Comunque, dalla Lega sono assolutamente diversi: “Noi siamo popolo, ci differenziamo dai populisti: loro sono un’altra cosa, vivono sulle paure ancestrali della gente. Sappiamo tutti che l’immigrazione è un grosso problema, ma viene usato come cassetta di voti per non dare risposte sul lavoro, sulle aziende che chiudono delocalizzando. I movimenti populisti hanno una scadenza e crollano”, dice Bernardelli, al quale questo governo non piace: “E’ strano ed esiste una forte lobby gay, con la prima bozza dei ministri bocciata da Mattarella che aveva tre nomi legati alla Luiss che è un’università legata alla massoneria americana”. In tutto questo “il comitato federale sarà itinerante in tutte le regioni del nord per dare la dimostrazione che siamo vicini ai territori. Il nostro primo obiettivo saranno i comuni, con i nostri sindaci che dovranno essere capaci di essere vicini alle istanze della gente. Grazie Salvini perché ci hai dato una prateria immensa da occupare, e noi la occuperemo”.

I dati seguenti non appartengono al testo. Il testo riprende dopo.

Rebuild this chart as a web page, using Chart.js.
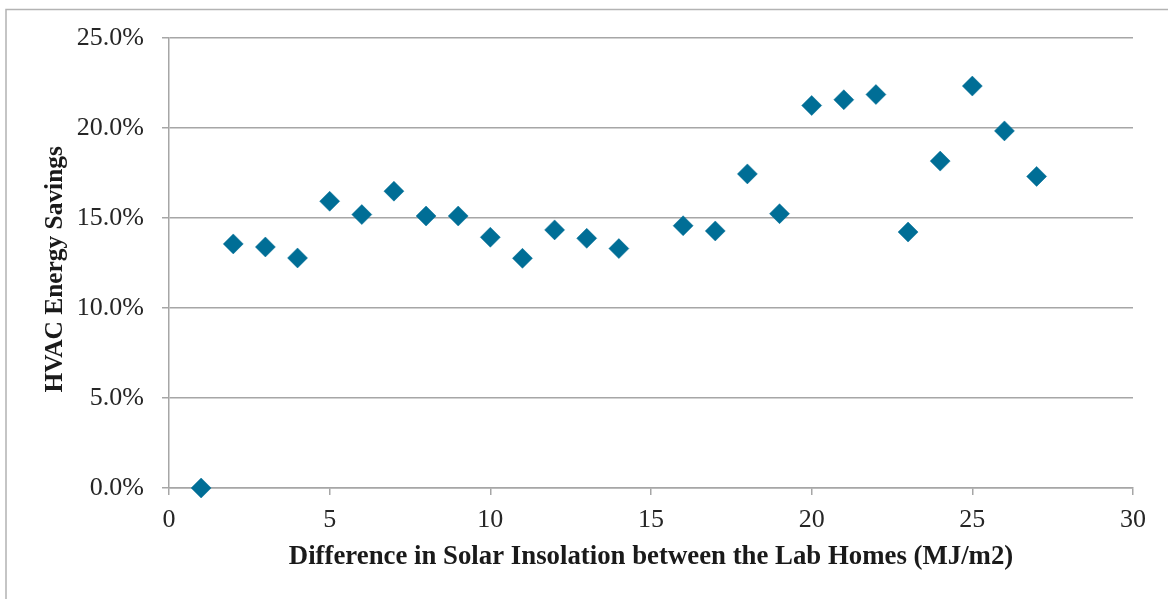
<!DOCTYPE html>
<html>
<head>
<meta charset="utf-8">
<script src="https://cdn.jsdelivr.net/npm/chart.js@4/dist/chart.umd.min.js"></script>
<style>
  html, body { margin: 0; padding: 0; background: #fff; }
  #wrap { position: relative; width: 1168px; height: 599px; }
</style>
</head>
<body>
<div id="wrap"><canvas id="mainChart"></canvas></div>
<script>
// Solar insolation difference (MJ/m2) vs HVAC savings (fraction)
const insolation = [1, 2, 3, 4, 5, 6, 7, 8, 9, 10, 11, 12, 13, 14, 16, 17, 18, 19, 20, 21, 22, 23, 24, 25, 26, 27];
const savings = [0.000, 0.1356, 0.1339, 0.1278, 0.1593, 0.1519, 0.1649, 0.1511, 0.1511, 0.1393, 0.1276, 0.1434, 0.1387, 0.1330,
                 0.1457, 0.1428, 0.1745, 0.1524, 0.2125, 0.2157, 0.2186, 0.1422, 0.1816, 0.2233, 0.1984, 0.1731];

const xTitle = 'Difference in Solar Insolation between the Lab Homes (MJ/m2)';
const yTitle = 'HVAC Energy Savings\u00a0\u00a0';

const serif = "'Liberation Serif', 'Times New Roman', serif";
const gridGray = '#a6a6a6';

// Thin frame around the chart (left and top edges are visible in the source)
const framePlugin = {
  id: 'frame',
  beforeDraw(chart) {
    const ctx = chart.ctx;
    ctx.save();
    ctx.strokeStyle = '#b3b3b3';
    ctx.lineWidth = 1.5;
    ctx.beginPath();
    ctx.moveTo(6, 599);
    ctx.lineTo(6, 9.5);
    ctx.lineTo(1168, 9.5);
    ctx.stroke();
    ctx.restore();
  }
};

const points = insolation.map((x, i) => ({ x: x, y: savings[i] }));

new Chart(document.getElementById('mainChart'), {
  type: 'scatter',
  data: {
    datasets: [{
      data: points,
      clip: false,
      pointStyle: 'rectRot',
      pointRadius: 10,
      pointHoverRadius: 10,
      backgroundColor: '#006E96',
      borderColor: '#006E96',
      borderWidth: 0.5
    }]
  },
  options: {
    responsive: true,
    maintainAspectRatio: false,
    animation: false,
    layout: { padding: { top: 38, right: 35, left: 0, bottom: 0 } },
    plugins: {
      legend: { display: false },
      tooltip: { enabled: false }
    },
    scales: {
      x: {
        type: 'linear',
        min: 0, max: 30,
        afterFit: s => { s.height = 111; },
        grid: { drawOnChartArea: false, drawTicks: true, tickLength: 7, color: gridGray, lineWidth: 1.5 },
        border: { display: true, color: gridGray, width: 1.5 },
        ticks: { stepSize: 5, padding: 10, color: '#262626', font: { family: serif, size: 26 } },
        title: {
          display: true, text: xTitle, color: '#1a1a1a',
          font: { family: serif, size: 26.8, weight: 'bold' },
          padding: { top: 0, bottom: 26 }
        }
      },
      y: {
        min: 0, max: 0.25,
        afterFit: s => { s.width = 169; },
        grid: { color: gridGray, lineWidth: 1.5, tickLength: 7 },
        border: { display: true, color: gridGray, width: 1.5 },
        ticks: {
          stepSize: 0.05, padding: 18, color: '#262626',
          font: { family: serif, size: 26 },
          callback: v => (v * 100).toFixed(1) + '%'
        },
        title: {
          display: true, text: yTitle, color: '#1a1a1a',
          font: { family: serif, size: 25.4, weight: 'bold' },
          padding: { top: 40, bottom: 0 }
        }
      }
    }
  },
  plugins: [framePlugin]
});
</script>
</body>
</html>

“Vorremmo prima dell’estate di finire tutte le regioni del Nord, mancano Liguria e Friuli. Vogliamo far ricredere in quel sogno che a me non sono riusciti a cancellare”, conclude Monica Rizzi, che invece dà l’idea di come questo movimento si stia muovendo — in fretta e bene, per lei, che sbandiera i risultati di alcuni comuni dove la lista Grande Nord ha sfiorato o raggiunto il 10%. “Io”, si svela poi, “sono entrata in Lega a 16 anni e ho avuto tutto quello che mi ero prefisso. Volevo arrivare in Regione Lombardia, non mi interessava Roma: sono nata secessionista e rimango secessionista, e sono arrivata ad essere assessore regionale allo sport e ai giovani. Io poi l’ho vissuta questa cosa, nel 2008 capii che c’era qualcosa di profondo che non funzionava perché all’epoca votò tre mesi prima delle elezioni la riforma fiscale delle Regioni. Arrivammo a Roma dopo qualche mese chiedendoci dove fossero queste cose, e ci accolsero in ufficio Calderoli e Tremonti che ci comunicarono che avrebbero fatto dei decreti attuativi per graduatamente passare prima le materie e poi prima il 5 per cento, poi il dieci eccetera. Lì capii che c’era qualcosa di sbagliato”.